World share prices skidded Tuesday after the price of U.S. crude oil plunged below zero, with demand collapsing as the coronavirus pandemic leaves factories, automobiles and airplanes idled.
The extreme volatility in energy markets highlighted investors’ broad concerns about the duration of the pandemic and its impact on the economy, weighing on financial markets more broadly.
In Europe, Germany’s DAX stock index lost 2.4 per cent to 10,420 and the CAC 40 in France shed 2.2 per cent to 4,428. Britain’s FTSE 100 declined 1.7 per cent to 5,714.
Wall Street looked set for losses, with the future contract for the S&P 500 down 1.3 per cent, while the contract for the Dow industrials lost 1.7 per cent.

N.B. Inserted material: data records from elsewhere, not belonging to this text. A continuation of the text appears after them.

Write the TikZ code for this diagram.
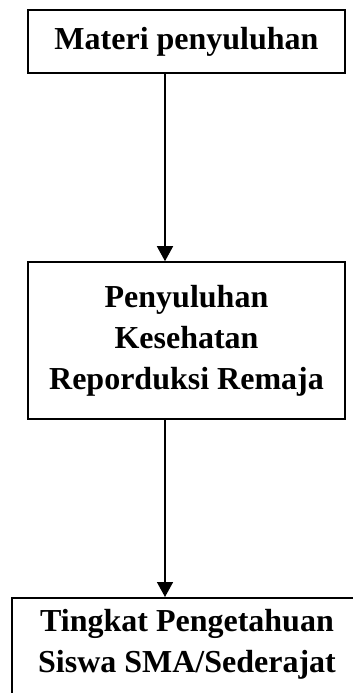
\documentclass[tikz,border=0pt]{standalone}
\usepackage{fontspec}
\setmainfont{Liberation Serif}
\usepackage{tikz}
\usetikzlibrary{arrows.meta}

\newcommand{\boxfont}{\bfseries\fontsize{32}{41}\selectfont}

\begin{document}
\begin{tikzpicture}[x=1pt, y=-1pt,
	box/.style={draw, line width=1.6pt, align=center, font=\boxfont, inner sep=0pt},
	arr/.style={line width=1.6pt, -{Triangle[length=15pt,width=16pt]}}]

	\useasboundingbox (0,0) rectangle (353,693);
	\clip (0,0) rectangle (353,693);

	% ---- boxes

	\def\boxw{317}
	\def\arrx{165}

	\node[box, minimum width=\boxw pt, minimum height=63pt] (materi) at (186.5,41.5) {Materi penyuluhan};

	\node[box, minimum width=\boxw pt, minimum height=157pt] (penyuluhan) at (186.5,340.5) {Penyuluhan\\Kesehatan\\Reporduksi Remaja};

	\node[box, anchor=north, minimum width=350pt, minimum height=200pt] (tingkat) at (187,597) {};
	\node[font=\boxfont, align=center, anchor=north, inner sep=0pt] (tingkatlabel) at ([yshift=-12pt]tingkat.north) {Tingkat Pengetahuan\\Siswa SMA/Sederajat};

	% ---- arrows

	\coordinate (A) at (\arrx,0);

	\draw[arr] (materi.south -| A) -- (penyuluhan.north -| A);
	\draw[arr] (penyuluhan.south -| A) -- (tingkat.north -| A);

\end{tikzpicture}
\end{document}
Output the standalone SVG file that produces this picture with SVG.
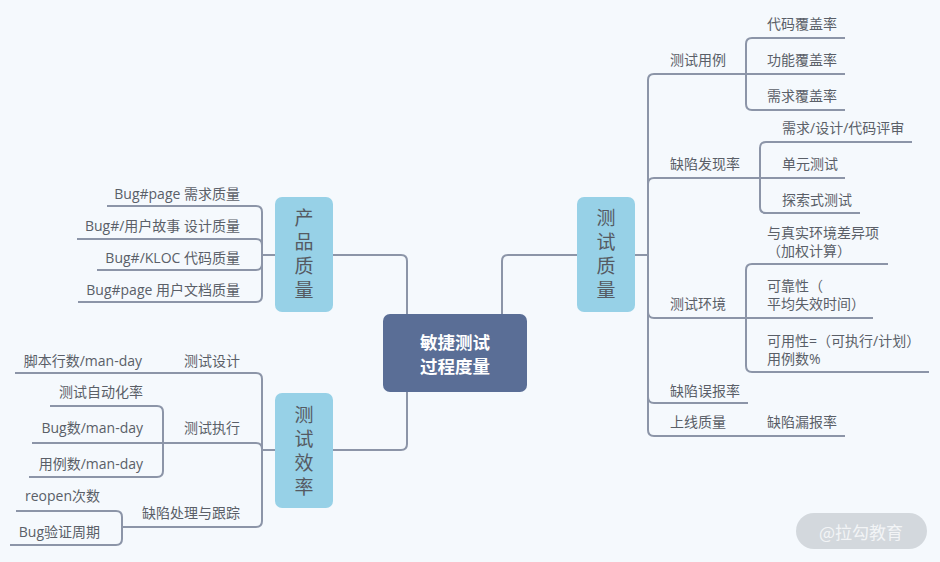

A growing glut of oil is pushing storage capacity to its limits, leading to unprecedented drops in crude markets.
The U.S. benchmark’s settled at negative $37.63 per barrel on Monday and on Tuesday, the cost to have a barrel of U.S. crude delivered in May was at negative $7.40 per barrel.
When trading of contracts for U.S. oil to be delivered in May expire on Tuesday, the earliest delivery available will be for June. Analysts consider the June contract to now be closer to the “true” price of crude.
But even the June contract was falling sharply. It was down $3.85 at $16.58 per barrel, trading as low as $11.79 a barrel at one point.
The tumult in the oil market mirrors volatility in many others and reflects uncertainty over where the world economy will head as governments begin to loosen controls imposed to contain the coronavirus.
“We could merely be in the eye of the hurricane as the epicenters of its rage remain centred around demand devastation and crude oil oversupply,” Stephen Innes of AxiCorp. said in a commentary.
READ MORE: Oil prices are in the negative — COVID-19 rules to stay home played a huge part
“At a minimum, oil prices will be the last asset class to recover from lockdown” and only when travel restrictions are lifted, he said.
Brent crude, the international standard, dropped $4.14 to $21.43. It fell nearly 9 per cent on Monday to $25.57 per barrel.
“The historic drop in WTI prices is an indication of the downward pressure which many other crude oil grades could face, given the oversupply situation,” Sushant Gupta of Wood Mackenzie said in a report.
On the bright side, given the very low prices right now, “It also provides an opportunity for large consuming nations in Asia such as China and India to expedite filling up their petroleum reserves.”
Gupta said India, for example, still has up to 13 million barrels of spare capacity out of a total of 39 million barrels of storage capacity.
In stock markets, while share prices have gradually stabilized after wild swings earlier this year, uncertainty over growing numbers of coronavirus cases in Japan and in some Southeast Asian countries has left investors wary about new waves of infections.
Unconfirmed reports Tuesday that North Korean leader Kim Jong Un was in fragile condition after surgery added to the jitters. But South Korea’s government said Kim appeared to be handling state affairs as usual.
Tokyo’s Nikkei 225 stock index fell 2 per cent Tuesday to 19,280.78 while the Hang Seng index in Hong Kong lost 2.2 per cent to 23,793.55. South Korea’s Kospi slipped 1 per cent, to 1,879.38.
Australia’s S&P/ASX 200 fell 2.5 per cent to 5,221.30 and the Shanghai Composite index gave up 0.9 per cent to 2,827.01.
In a sign of continued caution in the market, Treasury yields remained extremely low. The yield on the 10-year Treasury slipped to 0.57 per cent from 0.62 per cent late Monday.
In currency trading, the dollar edged down to 107.40 Japanese yen from 107.63 on Monday. The euro fell to $1.0831 from $1.0862.